-- BEGIN Source excerpt --

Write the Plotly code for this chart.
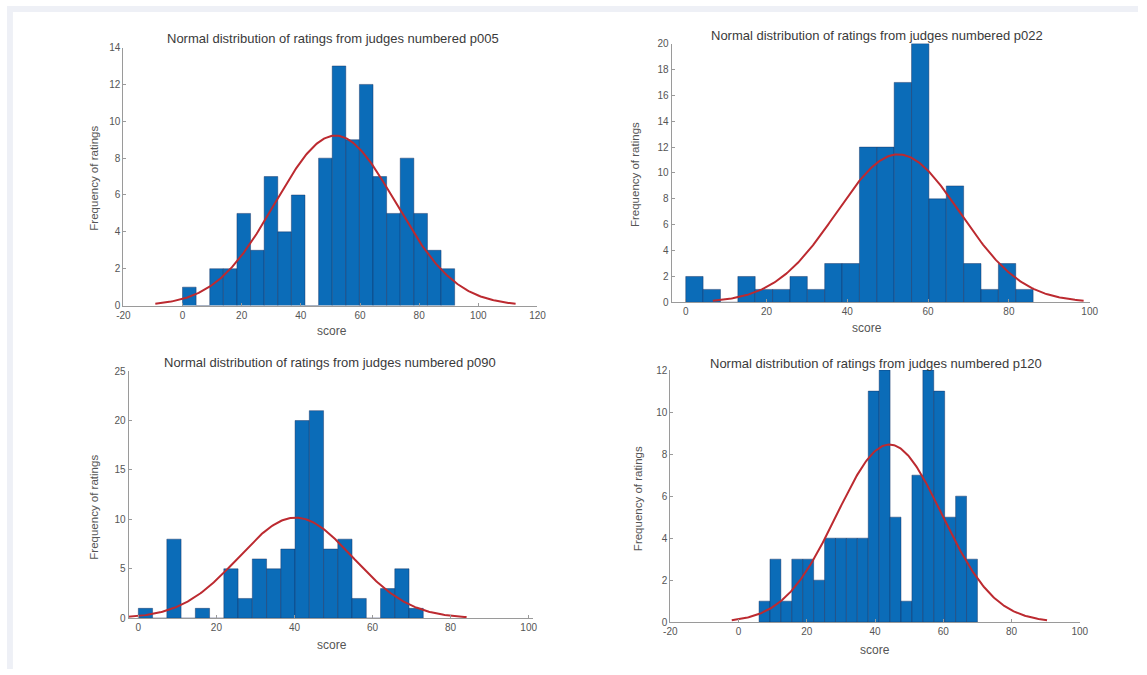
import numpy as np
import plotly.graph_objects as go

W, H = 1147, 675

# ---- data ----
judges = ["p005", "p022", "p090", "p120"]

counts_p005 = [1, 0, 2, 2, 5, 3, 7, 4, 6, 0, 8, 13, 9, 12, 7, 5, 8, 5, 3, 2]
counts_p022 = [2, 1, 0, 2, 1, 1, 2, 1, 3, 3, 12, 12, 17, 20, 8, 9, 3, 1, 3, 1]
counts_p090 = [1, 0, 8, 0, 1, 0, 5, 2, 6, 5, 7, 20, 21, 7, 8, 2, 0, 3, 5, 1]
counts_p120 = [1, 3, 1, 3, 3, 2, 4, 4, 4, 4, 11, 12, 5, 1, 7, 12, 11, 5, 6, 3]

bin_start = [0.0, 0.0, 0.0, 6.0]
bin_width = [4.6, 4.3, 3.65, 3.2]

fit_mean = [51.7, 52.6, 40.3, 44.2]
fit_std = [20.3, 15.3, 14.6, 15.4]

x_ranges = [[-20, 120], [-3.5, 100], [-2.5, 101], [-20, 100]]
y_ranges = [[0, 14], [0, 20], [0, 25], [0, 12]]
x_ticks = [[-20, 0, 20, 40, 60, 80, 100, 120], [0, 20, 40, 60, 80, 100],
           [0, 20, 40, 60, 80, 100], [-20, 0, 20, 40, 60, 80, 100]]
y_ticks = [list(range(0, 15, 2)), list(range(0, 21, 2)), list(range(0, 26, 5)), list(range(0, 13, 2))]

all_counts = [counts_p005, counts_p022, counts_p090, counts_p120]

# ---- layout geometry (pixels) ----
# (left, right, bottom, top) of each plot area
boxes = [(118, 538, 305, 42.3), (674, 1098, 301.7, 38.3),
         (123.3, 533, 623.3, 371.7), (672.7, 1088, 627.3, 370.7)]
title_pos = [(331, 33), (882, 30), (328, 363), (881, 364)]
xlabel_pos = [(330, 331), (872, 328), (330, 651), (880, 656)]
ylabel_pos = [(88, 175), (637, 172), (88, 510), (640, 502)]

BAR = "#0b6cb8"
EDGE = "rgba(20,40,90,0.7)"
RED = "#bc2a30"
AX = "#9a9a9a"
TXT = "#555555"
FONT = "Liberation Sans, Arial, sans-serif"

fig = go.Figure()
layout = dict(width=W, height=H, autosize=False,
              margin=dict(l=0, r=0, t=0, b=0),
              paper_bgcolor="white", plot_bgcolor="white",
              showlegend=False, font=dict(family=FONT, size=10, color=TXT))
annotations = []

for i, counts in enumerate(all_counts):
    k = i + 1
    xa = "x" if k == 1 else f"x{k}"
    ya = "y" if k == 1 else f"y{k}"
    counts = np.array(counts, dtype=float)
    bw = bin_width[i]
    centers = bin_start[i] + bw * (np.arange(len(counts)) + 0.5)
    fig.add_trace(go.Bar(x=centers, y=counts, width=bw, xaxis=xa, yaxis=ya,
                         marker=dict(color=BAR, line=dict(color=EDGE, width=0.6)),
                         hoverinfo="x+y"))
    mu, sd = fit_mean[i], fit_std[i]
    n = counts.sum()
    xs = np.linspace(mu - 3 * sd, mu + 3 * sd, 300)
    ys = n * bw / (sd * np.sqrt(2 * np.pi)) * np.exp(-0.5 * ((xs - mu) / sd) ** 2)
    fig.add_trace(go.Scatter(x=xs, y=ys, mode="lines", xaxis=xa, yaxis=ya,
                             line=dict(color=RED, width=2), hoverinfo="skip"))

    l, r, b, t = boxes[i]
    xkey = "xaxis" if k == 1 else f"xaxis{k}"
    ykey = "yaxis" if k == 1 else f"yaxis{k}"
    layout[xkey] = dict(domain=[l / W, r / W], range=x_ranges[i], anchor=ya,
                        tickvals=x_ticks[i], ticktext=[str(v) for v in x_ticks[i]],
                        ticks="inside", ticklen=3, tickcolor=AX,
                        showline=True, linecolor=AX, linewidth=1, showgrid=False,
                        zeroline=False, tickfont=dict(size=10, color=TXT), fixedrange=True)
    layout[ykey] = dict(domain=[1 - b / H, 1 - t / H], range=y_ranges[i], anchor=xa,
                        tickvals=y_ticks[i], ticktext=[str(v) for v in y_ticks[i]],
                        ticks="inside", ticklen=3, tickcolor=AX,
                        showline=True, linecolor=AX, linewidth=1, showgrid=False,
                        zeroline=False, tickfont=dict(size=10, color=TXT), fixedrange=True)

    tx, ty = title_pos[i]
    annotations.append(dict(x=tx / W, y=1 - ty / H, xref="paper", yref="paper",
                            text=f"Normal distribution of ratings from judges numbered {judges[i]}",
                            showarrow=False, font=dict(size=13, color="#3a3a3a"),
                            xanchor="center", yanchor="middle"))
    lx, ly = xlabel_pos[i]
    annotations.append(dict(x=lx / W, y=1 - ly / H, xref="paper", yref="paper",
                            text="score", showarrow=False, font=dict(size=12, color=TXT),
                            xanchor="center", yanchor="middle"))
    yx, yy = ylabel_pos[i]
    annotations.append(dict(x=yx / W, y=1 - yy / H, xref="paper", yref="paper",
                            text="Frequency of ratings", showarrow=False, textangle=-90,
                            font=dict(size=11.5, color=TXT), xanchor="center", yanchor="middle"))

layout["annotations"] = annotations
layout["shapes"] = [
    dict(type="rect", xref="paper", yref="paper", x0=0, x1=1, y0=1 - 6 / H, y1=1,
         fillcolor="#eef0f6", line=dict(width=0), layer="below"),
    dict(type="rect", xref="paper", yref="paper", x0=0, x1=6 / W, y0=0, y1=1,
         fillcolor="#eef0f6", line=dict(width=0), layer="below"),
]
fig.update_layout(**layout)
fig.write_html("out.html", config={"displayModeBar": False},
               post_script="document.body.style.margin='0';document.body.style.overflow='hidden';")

-- END Source excerpt --

* Objective: Leave out the pictures and repeat the lines from the start of the material through the line with "ylabel_pos = [(88, 175), (637, 172), (88, 510), (640, 502)]", inclusive.

* Finished task:
Write the Plotly code for this chart.
import numpy as np
import plotly.graph_objects as go

W, H = 1147, 675

# ---- data ----
judges = ["p005", "p022", "p090", "p120"]

counts_p005 = [1, 0, 2, 2, 5, 3, 7, 4, 6, 0, 8, 13, 9, 12, 7, 5, 8, 5, 3, 2]
counts_p022 = [2, 1, 0, 2, 1, 1, 2, 1, 3, 3, 12, 12, 17, 20, 8, 9, 3, 1, 3, 1]
counts_p090 = [1, 0, 8, 0, 1, 0, 5, 2, 6, 5, 7, 20, 21, 7, 8, 2, 0, 3, 5, 1]
counts_p120 = [1, 3, 1, 3, 3, 2, 4, 4, 4, 4, 11, 12, 5, 1, 7, 12, 11, 5, 6, 3]

bin_start = [0.0, 0.0, 0.0, 6.0]
bin_width = [4.6, 4.3, 3.65, 3.2]

fit_mean = [51.7, 52.6, 40.3, 44.2]
fit_std = [20.3, 15.3, 14.6, 15.4]

x_ranges = [[-20, 120], [-3.5, 100], [-2.5, 101], [-20, 100]]
y_ranges = [[0, 14], [0, 20], [0, 25], [0, 12]]
x_ticks = [[-20, 0, 20, 40, 60, 80, 100, 120], [0, 20, 40, 60, 80, 100],
           [0, 20, 40, 60, 80, 100], [-20, 0, 20, 40, 60, 80, 100]]
y_ticks = [list(range(0, 15, 2)), list(range(0, 21, 2)), list(range(0, 26, 5)), list(range(0, 13, 2))]

all_counts = [counts_p005, counts_p022, counts_p090, counts_p120]

# ---- layout geometry (pixels) ----
# (left, right, bottom, top) of each plot area
boxes = [(118, 538, 305, 42.3), (674, 1098, 301.7, 38.3),
         (123.3, 533, 623.3, 371.7), (672.7, 1088, 627.3, 370.7)]
title_pos = [(331, 33), (882, 30), (328, 363), (881, 364)]
xlabel_pos = [(330, 331), (872, 328), (330, 651), (880, 656)]
ylabel_pos = [(88, 175), (637, 172), (88, 510), (640, 502)]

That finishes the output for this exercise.